▸ **SET PROBLEM**
Leaving out the pictures, retype all the material exactly.

▸ **MATERIAL PROVIDED**
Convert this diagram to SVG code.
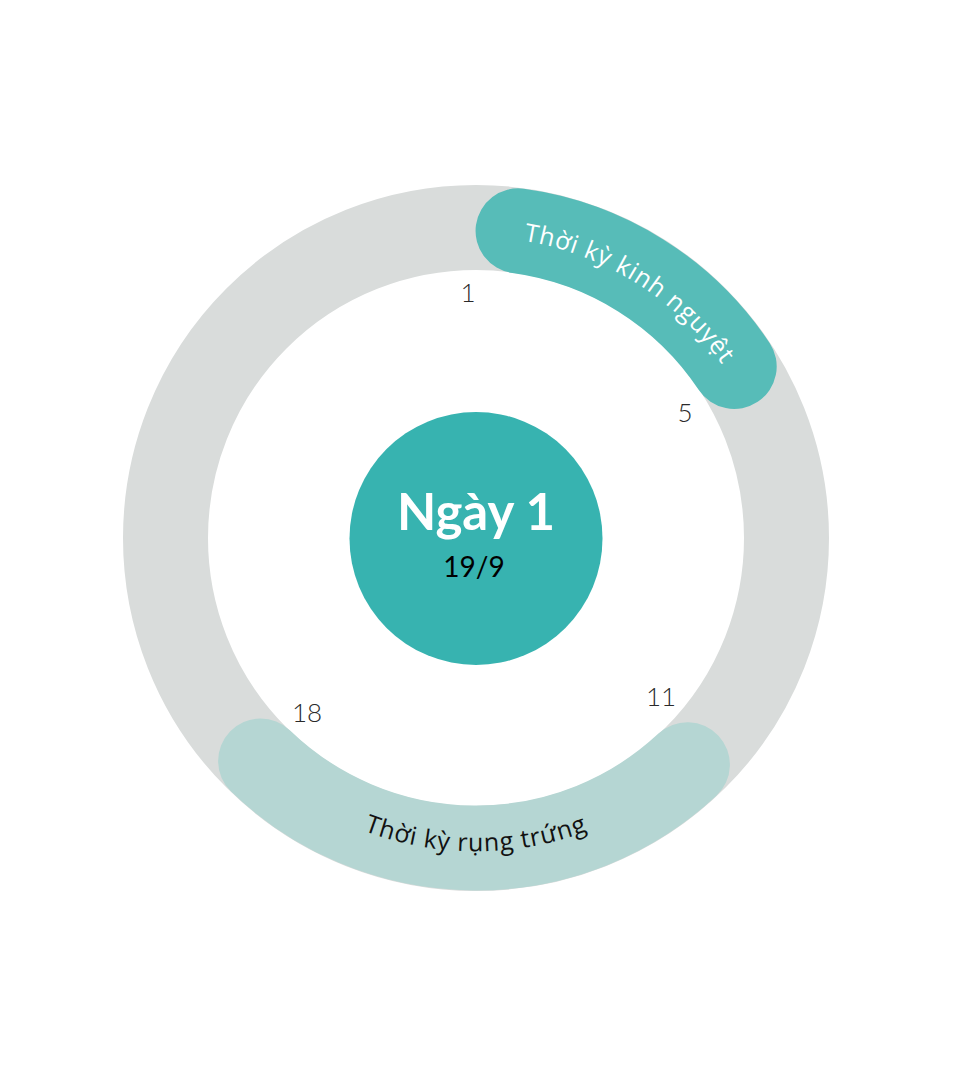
<svg xmlns="http://www.w3.org/2000/svg" xmlns:xlink="http://www.w3.org/1999/xlink" width="971" height="1079" viewBox="0 0 971 1079">
<style>
.arc{fill:none;stroke-width:85;stroke-linecap:round}
.num{font-family:Lato,"Liberation Sans",sans-serif;font-weight:300;font-size:26px;fill:#2a2a2a;text-anchor:middle}
.lbl{font-family:"Open Sans","Liberation Sans",sans-serif;font-size:25px;letter-spacing:0.8px}
</style>
<defs>
<path id="tp1" d="M486.5,237.2 A301,301 0 0 1 741.8,396.7"/>
<path id="tp2" d="M235.5,739.8 A315,315 0 0 0 716.5,739.8"/>
</defs>
<rect width="971" height="1079" fill="#ffffff"/>
<g id="ring">
<circle cx="476" cy="538" r="310.5" fill="none" stroke="#d9dcdb" stroke-width="85"/>
</g>
<g id="menstruation">
<path class="arc" stroke="#57bcb8" d="M518.07,230.88 A310,310 0 0 1 734.2,366.45"/>
<text class="lbl" fill="#ffffff"><textPath xlink:href="#tp1" href="#tp1" startOffset="50%" text-anchor="middle">Thời kỳ kinh nguyệt</textPath></text>
</g>
<g id="ovulation">
<path class="arc" stroke="#b5d6d3" d="M687.4,764.7 A310,310 0 0 1 260.6,761.0"/>
<text class="lbl" fill="#111111"><textPath xlink:href="#tp2" href="#tp2" startOffset="50%" text-anchor="middle">Thời kỳ rụng trứng</textPath></text>
</g>
<g id="center">
<circle cx="476" cy="538.5" r="126.5" fill="#37b3b0"/>
<text x="476" y="530" font-family="Lato,'Liberation Sans',sans-serif" font-weight="700" font-size="51" fill="#ffffff" text-anchor="middle">Ngày 1</text>
<text x="474" y="577" font-family="Lato,'Liberation Sans',sans-serif" font-size="28" fill="#000000" text-anchor="middle">19/9</text>
</g>
<g id="days">
<text class="num" x="468" y="302">1</text>
<text class="num" x="685" y="422">5</text>
<text class="num" x="661" y="706">11</text>
<text class="num" x="307" y="722">18</text>
</g>
</svg>
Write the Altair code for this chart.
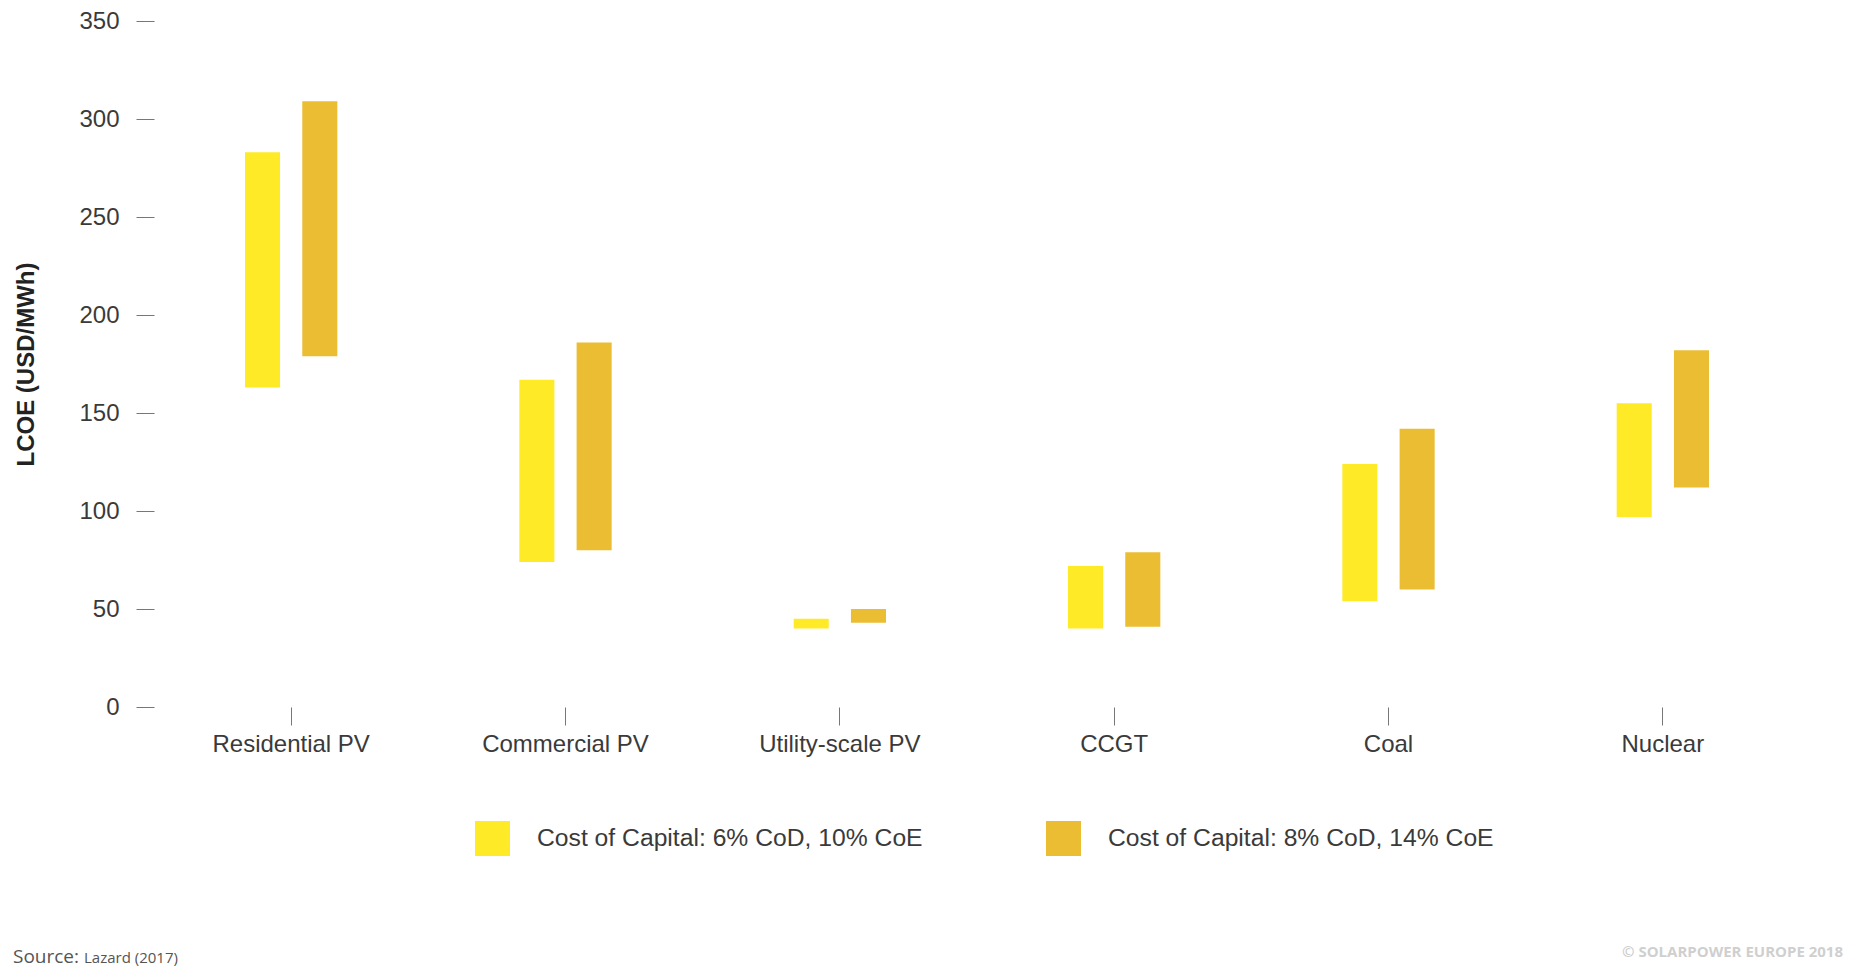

▸ **REPLY TO THE TASK**
Convert this diagram to SVG code.
<svg xmlns="http://www.w3.org/2000/svg" xmlns:xlink="http://www.w3.org/1999/xlink" width="971" height="1079" viewBox="0 0 971 1079">
<style>
.arc{fill:none;stroke-width:85;stroke-linecap:round}
.num{font-family:Lato,"Liberation Sans",sans-serif;font-weight:300;font-size:26px;fill:#2a2a2a;text-anchor:middle}
.lbl{font-family:"Open Sans","Liberation Sans",sans-serif;font-size:25px;letter-spacing:0.8px}
</style>
<defs>
<path id="tp1" d="M486.5,237.2 A301,301 0 0 1 741.8,396.7"/>
<path id="tp2" d="M235.5,739.8 A315,315 0 0 0 716.5,739.8"/>
</defs>
<rect width="971" height="1079" fill="#ffffff"/>
<g id="ring">
<circle cx="476" cy="538" r="310.5" fill="none" stroke="#d9dcdb" stroke-width="85"/>
</g>
<g id="menstruation">
<path class="arc" stroke="#57bcb8" d="M518.07,230.88 A310,310 0 0 1 734.2,366.45"/>
<text class="lbl" fill="#ffffff"><textPath xlink:href="#tp1" href="#tp1" startOffset="50%" text-anchor="middle">Thời kỳ kinh nguyệt</textPath></text>
</g>
<g id="ovulation">
<path class="arc" stroke="#b5d6d3" d="M687.4,764.7 A310,310 0 0 1 260.6,761.0"/>
<text class="lbl" fill="#111111"><textPath xlink:href="#tp2" href="#tp2" startOffset="50%" text-anchor="middle">Thời kỳ rụng trứng</textPath></text>
</g>
<g id="center">
<circle cx="476" cy="538.5" r="126.5" fill="#37b3b0"/>
<text x="476" y="530" font-family="Lato,'Liberation Sans',sans-serif" font-weight="700" font-size="51" fill="#ffffff" text-anchor="middle">Ngày 1</text>
<text x="474" y="577" font-family="Lato,'Liberation Sans',sans-serif" font-size="28" fill="#000000" text-anchor="middle">19/9</text>
</g>
<g id="days">
<text class="num" x="468" y="302">1</text>
<text class="num" x="685" y="422">5</text>
<text class="num" x="661" y="706">11</text>
<text class="num" x="307" y="722">18</text>
</g>
</svg>
Write the Altair code for this chart.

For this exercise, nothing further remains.